To draw a conclusion, compare your p-value with the significance level.

*   If the p-value is **less** than the significance level, you can conclude that there is a statistically significant difference in the mean district literacy rates between STATE21 and STATE28. In other words, you will **reject** the null hypothesis $H_0$.
*   If the p-value is **greater** than the significance level, you can conclude that there is *not* a statistically significant difference in the mean district literacy rates between STATE21 and STATE28. In other words, you will **fail to reject** the null hypothesis $H_0$.
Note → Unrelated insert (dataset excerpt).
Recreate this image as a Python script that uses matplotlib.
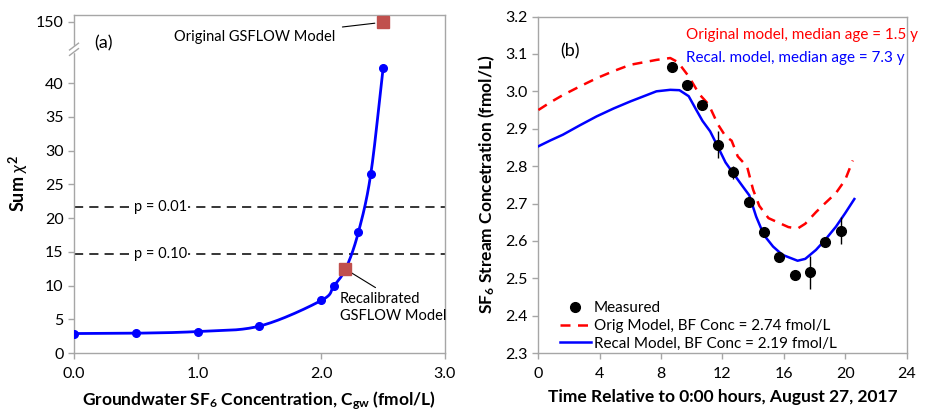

Your p-value of 0.0064, or 0.64%, is less than the significance level of 0.05, or 5%. Therefore, you will *reject* the null hypothesis and conclude that there is a statistically significant difference between the mean district literacy rates of the two states: STATE21 and STATE28. 

In [21]:
# Extracting pvalue and make the test

statistic, pvalue = stats.ttest_ind(a=sampled_state21['OVERALL_LI'], b=sampled_state28['OVERALL_LI'], equal_var=False)

print ("pvalue:",pvalue)
print()

if pvalue < 0.05:
    
    print('pvalue < 0.05, Reject Ho.')          # Ha: There is a difference in the mean
else:
    print('pvalue > 0.05, Fail to reject Ho.')  # Ho: There is no difference in the mean

pvalue: 0.645250458938771

pvalue > 0.05, Fail to reject Ho.


    There is a statistically significant difference between the mean district literacy rates of the two states: 
    STATE21 and STATE28.

Your analysis will help the Department of Education decide how to distribute government resources. Since there is a statistically significant difference in mean district literacy rates, the state with the lower literacy rate, STATE28, will likely receive more resources to improve literacy.